Ein besonderer Reiz der "Unendlichen Geschichte" nämlich besteht bis heute in jenen losen Fäden, mit denen der Autor anderen Erzählern Anknüpfungspunkte bietet: "Aber das ist eine andere Geschichte und soll ein andermal erzählt werden", heißt es auf den lindgrün und rostrot bedruckten Seiten vielerorts, wenn sich der begnadete Fabulierer schweren Herzens zur Disziplin zwingt. Genau diese anderen - oder andere - Geschichten erzählen nun Tanja Kinkel, Ulrike Schweikert und Ralf Isau in den ersten Bänden der "Legenden von Phantásien", denen im kommenden Frühjahr zwei weitere Titel folgen sollen.

Der besondere Reiz der Idee, die auf einen langjährigen Freund und Lektor von Michael Ende zurückgeht, liegt in der Freiheit der Entscheidung: In Erinnerung an jenes legendäre Amulett Auryn, das den Helden Atréju und Bastian Balthasar Bux die Erlaubnis "Tu was du willst" gab, suchen sich die Autoren ihren eigenen Zugang zum unendlichen Reich Phantásien. Damit wird die ursprüngliche Schöpfung nicht nur um neue Geschichten bereichert, die ihrerseits Anlass für künftige Fortschreibung bieten. Sie wird darüber hinaus auch zu einem Brennglas, das Stile und Motive verschiedener Künstler bündelt.

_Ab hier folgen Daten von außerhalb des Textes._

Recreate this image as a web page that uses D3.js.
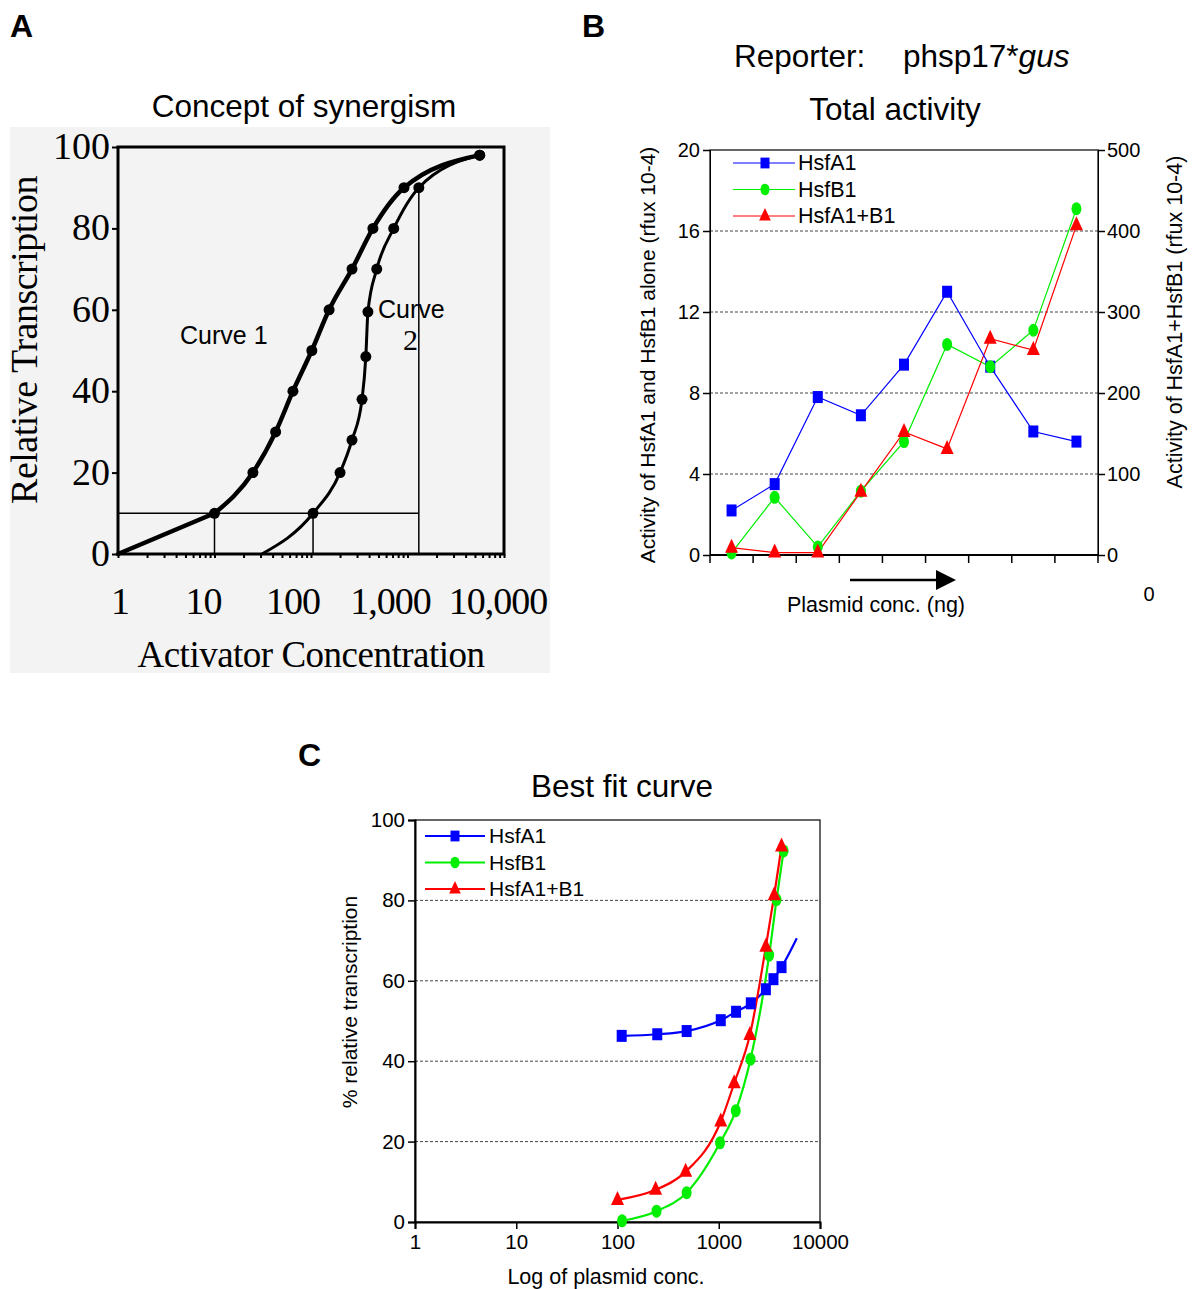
<!DOCTYPE html>
<html lang="en">
<head>
<meta charset="UTF-8">
<title>Synergism figure</title>
<style>
  body { margin: 0; background: #fff; }
  svg text { font-family: "Liberation Sans", Arial, sans-serif; fill: #000; }
  .serif { font-family: "Liberation Serif", "Times New Roman", serif !important; }
</style>
</head>
<body>
<div id="chart"></div>
<script src="https://d3js.org/d3.v7.min.js"></script>
<script>
// ---- Panel A: concept of synergism (activator conc., % transcription)
const curve1Conc = [1, 10, 25, 43, 65, 102, 154, 266, 438, 920, 5600];
const curve1Resp = [0, 10, 20, 30, 40, 50, 60, 70, 80, 90, 98];
const curve2Conc = [31, 105, 200, 266, 338, 370, 389, 480, 720, 1310, 5600];
const curve2Resp = [0, 10, 20, 28, 38, 48.5, 59.5, 70, 80, 90, 98];
const aYTicks = [0, 20, 40, 60, 80, 100];
const aXTicks = [1, 10, 100, 1000, 10000];
const aXLabels = ["1", "10", "100", "1,000", "10,000"];

// ---- Panel B: total activity per plasmid step
const plasmidSteps = [1, 2, 3, 4, 5, 6, 7, 8, 9];
const hsfA1Total = [2.2, 3.5, 7.8, 6.9, 9.4, 13.0, 9.3, 6.1, 5.6];
const hsfB1Total = [0.1, 2.85, 0.4, 3.15, 5.6, 10.4, 9.3, 11.1, 17.1];
const comboTotal = [9, 3, 3, 78, 152, 131, 267, 253, 407];
const bLeftTicks = [0, 4, 8, 12, 16, 20];
const bRightTicks = [0, 100, 200, 300, 400, 500];

// ---- Panel C: best fit curve
const hsfA1Conc = [110, 247, 482, 1047, 1483, 2073, 2920, 3470, 4170, 5900];
const hsfA1Fit = [46.3, 46.7, 47.5, 50.2, 52.3, 54.4, 57.9, 60.4, 63.4, 70.6];
const hsfB1Conc = [111, 243, 482, 1030, 1473, 2060, 3150, 3720, 4370];
const hsfB1Fit = [0.3, 2.7, 7.3, 19.7, 27.7, 40.5, 66.4, 80.2, 92.3];
const comboConc = [100, 238, 471, 1047, 1420, 2030, 2920, 3530, 4170];
const comboFit = [5.5, 8.0, 12.5, 25, 34.5, 46.5, 68.5, 81.3, 93.4];
const cYTicks = [0, 20, 40, 60, 80, 100];
const cXTicks = [1, 10, 100, 1000, 10000];

const seriesNames = ["HsfA1", "HsfB1", "HsfA1+B1"];
const seriesColors = ["#0000ff", "#00ee00", "#ff0000"];

const svg = d3.select("#chart").append("svg")
  .attr("width", 1197).attr("height", 1289);

// marker helpers
function marker(g, kind, x, y, color, s) {
  s = s || 1;
  if (kind === 0) {
    g.append("rect").attr("x", x - 5 * s).attr("y", y - 6 * s)
      .attr("width", 10 * s).attr("height", 12 * s).attr("fill", color);
  } else if (kind === 1) {
    g.append("ellipse").attr("cx", x).attr("cy", y)
      .attr("rx", 5 * s).attr("ry", 6.5 * s).attr("fill", color);
  } else {
    g.append("path").attr("transform", `translate(${x},${y})`)
      .attr("d", `M0,${-9 * s}L${6.5 * s},${5 * s}L${-6.5 * s},${5 * s}Z`)
      .attr("fill", color);
  }
}

// panel letters
[["A", 10, 37], ["B", 582, 37], ["C", 298, 766]].forEach(d => {
  svg.append("text").attr("x", d[1]).attr("y", d[2])
    .style("font-size", "32px").style("font-weight", "bold").text(d[0]);
});

// ================= Panel A =================
{
  const g = svg.append("g");
  g.append("rect").attr("x", 10).attr("y", 127).attr("width", 540).attr("height", 546)
    .attr("fill", "#f3f3f3");
  g.append("text").attr("x", 304).attr("y", 117).attr("text-anchor", "middle")
    .style("font-size", "31.5px").text("Concept of synergism");

  const x = d3.scaleLog().domain([1, 10000]).range([118, 504]);
  const y = d3.scaleLinear().domain([0, 100]).range([554, 147]);

  g.append("rect").attr("x", x(1)).attr("y", y(100))
    .attr("width", x(10000) - x(1)).attr("height", y(0) - y(100))
    .attr("fill", "none").attr("stroke", "#000").attr("stroke-width", 3);

  // y ticks
  const ya = g.append("g").attr("transform", `translate(${x(1)},0)`)
    .call(d3.axisLeft(y).tickValues(aYTicks).tickSize(6).tickFormat(""));
  ya.select(".domain").remove();
  ya.selectAll("line").attr("stroke-width", 2);
  aYTicks.forEach(v => {
    g.append("text").attr("class", "serif").attr("x", 110).attr("y", y(v) + 12)
      .attr("text-anchor", "end").style("font-size", "38px").text(v);
  });
  // x minor ticks
  const xa = g.append("g").attr("transform", `translate(0,${y(0)})`)
    .call(d3.axisBottom(x).ticks(10).tickSize(4).tickFormat(""));
  xa.select(".domain").remove();
  xa.selectAll("line").attr("stroke-width", 2);
  const labelShift = [2, -11, -18, -17, -6];
  aXTicks.forEach((v, i) => {
    g.append("text").attr("class", "serif").attr("x", x(v) + labelShift[i])
      .attr("y", 614).attr("text-anchor", "middle").style("font-size", "38px")
      .style("letter-spacing", "-1px").text(aXLabels[i]);
  });
  g.append("text").attr("class", "serif").attr("x", 311).attr("y", 667)
    .attr("text-anchor", "middle").style("font-size", "37px")
    .style("letter-spacing", "-0.5px").text("Activator Concentration");
  g.append("text").attr("class", "serif")
    .attr("transform", `translate(37,340) rotate(-90)`)
    .attr("text-anchor", "middle").style("font-size", "38px")
    .style("letter-spacing", "-0.5px").text("Relative Transcription");

  // reference lines at 10%
  const thin = (x1, y1, x2, y2) => g.append("line")
    .attr("x1", x(x1)).attr("y1", y(y1)).attr("x2", x(x2)).attr("y2", y(y2))
    .attr("stroke", "#000").attr("stroke-width", 1.5);
  thin(1, 10, 1310, 10);
  thin(10, 0, 10, 10);
  thin(105, 0, 105, 10);
  thin(1310, 0, 1310, 90);

  const line = d3.line().x(d => x(d[0])).y(d => y(d[1])).curve(d3.curveMonotoneX);
  const straight = d3.line().x(d => x(d[0])).y(d => y(d[1]));
  const c1 = curve1Conc.map((c, i) => [c, curve1Resp[i]]);
  const c2 = curve2Conc.map((c, i) => [c, curve2Resp[i]]);
  // curve 1 is straight (log x) up to the 10% point, smooth after it
  g.append("path").attr("d", straight(c1.slice(0, 2))).attr("fill", "none")
    .attr("stroke", "#000").attr("stroke-width", 4.5).attr("stroke-linecap", "round");
  g.append("path").attr("d", line(c1.slice(1))).attr("fill", "none")
    .attr("stroke", "#000").attr("stroke-width", 4.5);
  g.append("path").attr("d", line(c2)).attr("fill", "none")
    .attr("stroke", "#000").attr("stroke-width", 3);
  c1.slice(1).concat(c2.slice(1)).forEach(d => {
    g.append("circle").attr("cx", x(d[0])).attr("cy", y(d[1])).attr("r", 5.5).attr("fill", "#000");
  });

  g.append("text").attr("x", 180).attr("y", 344).style("font-size", "25px").text("Curve 1");
  g.append("text").attr("x", 378).attr("y", 318).style("font-size", "25px").text("Curve");
  g.append("text").attr("class", "serif").attr("x", 403).attr("y", 350).style("font-size", "30px").text("2");
}

// ================= Panel B =================
{
  const g = svg.append("g");
  const t = g.append("text").attr("x", 734).attr("y", 67).style("font-size", "31.5px");
  t.append("tspan").text("Reporter:");
  t.append("tspan").attr("x", 903).text("phsp17*");
  t.append("tspan").style("font-style", "italic").text("gus");
  g.append("text").attr("x", 895).attr("y", 120).attr("text-anchor", "middle")
    .style("font-size", "31.5px").text("Total activity");

  const x = d3.scaleBand().domain(plasmidSteps).range([710, 1098]);
  const yL = d3.scaleLinear().domain([0, 20]).range([555, 150]);
  const yR = d3.scaleLinear().domain([0, 500]).range([555, 150]);

  // grid
  bLeftTicks.slice(1, -1).forEach(v => {
    g.append("line").attr("x1", 710).attr("x2", 1098).attr("y1", yL(v)).attr("y2", yL(v))
      .attr("stroke", "#444").attr("stroke-width", 1).attr("stroke-dasharray", "3,2");
  });
  g.append("rect").attr("x", 710).attr("y", yL(20)).attr("width", 388).attr("height", yL(0) - yL(20))
    .attr("fill", "none").attr("stroke", "#000").attr("stroke-width", 1.2);

  const la = g.append("g").attr("transform", "translate(710,0)")
    .call(d3.axisLeft(yL).tickValues(bLeftTicks).tickSize(7).tickPadding(3));
  const ra = g.append("g").attr("transform", "translate(1098,0)")
    .call(d3.axisRight(yR).tickValues(bRightTicks).tickSize(7).tickPadding(2));
  [la, ra].forEach(a => {
    a.selectAll("text").style("font-size", "20px").style("font-family", "Liberation Sans, Arial, sans-serif");
    a.selectAll("line").attr("stroke-width", 1.5);
  });
  // x ticks at category boundaries
  plasmidSteps.concat([10]).forEach((s, i) => {
    const px = 710 + i * x.step();
    g.append("line").attr("x1", px).attr("x2", px).attr("y1", 555).attr("y2", 563)
      .attr("stroke", "#000").attr("stroke-width", 1.5);
  });
  g.append("line").attr("x1", 710).attr("x2", 1098).attr("y1", 555).attr("y2", 555)
    .attr("stroke", "#000").attr("stroke-width", 2);

  const cx = s => x(s) + x.bandwidth() / 2;
  const sets = [
    plasmidSteps.map((s, i) => [cx(s), yL(hsfA1Total[i])]),
    plasmidSteps.map((s, i) => [cx(s), yL(hsfB1Total[i])]),
    plasmidSteps.map((s, i) => [cx(s), yR(comboTotal[i])])
  ];
  const line = d3.line();
  [1, 2, 0].forEach(k => {
    g.append("path").attr("d", line(sets[k])).attr("fill", "none")
      .attr("stroke", seriesColors[k]).attr("stroke-width", 1.2);
  });
  [0, 1, 2].forEach(k => sets[k].forEach(p => marker(g, k, p[0], p[1], seriesColors[k], 1)));

  // legend
  seriesNames.forEach((n, k) => {
    const yy = 163 + k * 26.5;
    g.append("line").attr("x1", 733).attr("x2", 795).attr("y1", yy).attr("y2", yy)
      .attr("stroke", seriesColors[k]).attr("stroke-width", 1.2);
    marker(g, k, 765, yy, seriesColors[k], 0.9);
    g.append("text").attr("x", 798).attr("y", yy + 7).style("font-size", "21.5px").text(n);
  });

  // arrow
  g.append("line").attr("x1", 850).attr("x2", 938).attr("y1", 580).attr("y2", 580)
    .attr("stroke", "#000").attr("stroke-width", 2.5);
  g.append("path").attr("d", "M936,570L956,580L936,590Z").attr("fill", "#000");
  g.append("text").attr("x", 876).attr("y", 612).attr("text-anchor", "middle")
    .style("font-size", "21.5px").text("Plasmid conc. (ng)");
  g.append("text").attr("x", 1149).attr("y", 601).attr("text-anchor", "middle")
    .style("font-size", "20px").text("0");

  g.append("text").attr("transform", "translate(655,355) rotate(-90)").attr("text-anchor", "middle")
    .style("font-size", "21px").text("Activity of HsfA1 and HsfB1 alone (rfux 10-4)");
  g.append("text").attr("transform", "translate(1182,322) rotate(-90)").attr("text-anchor", "middle")
    .style("font-size", "21.5px").text("Activity of HsfA1+HsfB1 (rfux 10-4)");
}

// ================= Panel C =================
{
  const g = svg.append("g");
  g.append("text").attr("x", 622).attr("y", 797).attr("text-anchor", "middle")
    .style("font-size", "31.5px").text("Best fit curve");

  const x = d3.scaleLog().domain([1, 10000]).range([415, 820]);
  const y = d3.scaleLinear().domain([0, 100]).range([1222, 820]);

  cYTicks.slice(1, -1).forEach(v => {
    g.append("line").attr("x1", 415).attr("x2", 820).attr("y1", y(v)).attr("y2", y(v))
      .attr("stroke", "#444").attr("stroke-width", 1).attr("stroke-dasharray", "3,2");
  });
  g.append("rect").attr("x", 415).attr("y", 820).attr("width", 405).attr("height", 402)
    .attr("fill", "none").attr("stroke", "#000").attr("stroke-width", 1.2);

  const ya = g.append("g").attr("transform", "translate(415,0)")
    .call(d3.axisLeft(y).tickValues(cYTicks).tickSize(7).tickPadding(3));
  const xa = g.append("g").attr("transform", "translate(0,1222)")
    .call(d3.axisBottom(x).tickValues(cXTicks).tickFormat(d3.format("d")).tickSize(7).tickPadding(5));
  [ya, xa].forEach(a => {
    a.selectAll("text").style("font-size", "20.5px").style("font-family", "Liberation Sans, Arial, sans-serif");
    a.selectAll("line").attr("stroke-width", 1.5);
    a.select(".domain").attr("stroke-width", 2);
  });

  g.append("text").attr("x", 606).attr("y", 1284).attr("text-anchor", "middle")
    .style("font-size", "21.5px").text("Log of plasmid conc.");
  g.append("text").attr("transform", "translate(357,1002) rotate(-90)").attr("text-anchor", "middle")
    .style("font-size", "21px").text("% relative transcription");

  const line = d3.line().x(d => x(d[0])).y(d => y(d[1])).curve(d3.curveMonotoneX);
  const sets = [
    hsfA1Conc.map((c, i) => [c, hsfA1Fit[i]]),
    hsfB1Conc.map((c, i) => [c, hsfB1Fit[i]]),
    comboConc.map((c, i) => [c, comboFit[i]])
  ];
  [0, 1, 2].forEach(k => {
    g.append("path").attr("d", line(sets[k])).attr("fill", "none")
      .attr("stroke", seriesColors[k]).attr("stroke-width", 2.2);
  });
  // blue fit's last point is the curve end, no marker
  [0, 1, 2].forEach(k => {
    const pts = k === 0 ? sets[k].slice(0, -1) : sets[k];
    pts.forEach(p => marker(g, k, x(p[0]), y(p[1]), seriesColors[k], 1));
  });

  seriesNames.forEach((n, k) => {
    const yy = 836 + k * 26.5;
    g.append("line").attr("x1", 425).attr("x2", 485).attr("y1", yy).attr("y2", yy)
      .attr("stroke", seriesColors[k]).attr("stroke-width", 2);
    marker(g, k, 455, yy, seriesColors[k], 0.9);
    g.append("text").attr("x", 489).attr("y", yy + 7).style("font-size", "21px").text(n);
  });
}
</script>
</body>
</html>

So betont Tanja Kinkel den weiblichen Aspekt der Fantasy-Literatur, wenn sie in "Der König der Narren" ein Mädchen zum Kampf gegen das Nichts aussendet. So wählt Ulrike Schweikert den naiven Märchenton für "Die Seele der Nacht". Und so bemächtigt sich Ralf Isau gar jenes Bibliothekars, der "Die unendliche Geschichte" mit einem wachen und einem zugedrückten Auge bewacht. Dieses Vexierspiel hat seinen besonderen Reiz - aber das ist eine andere Geschichte...

Tanja Kinkel: "Der König der Narren"; Ulrike Schweikert: "Die Seele der Nacht"; Ralf Isau: "Die geheime Bibliothek des Thaddäus Tillmann Trutz"; alle Droemer-Verlag 2003, jeweils 18,90 Euro.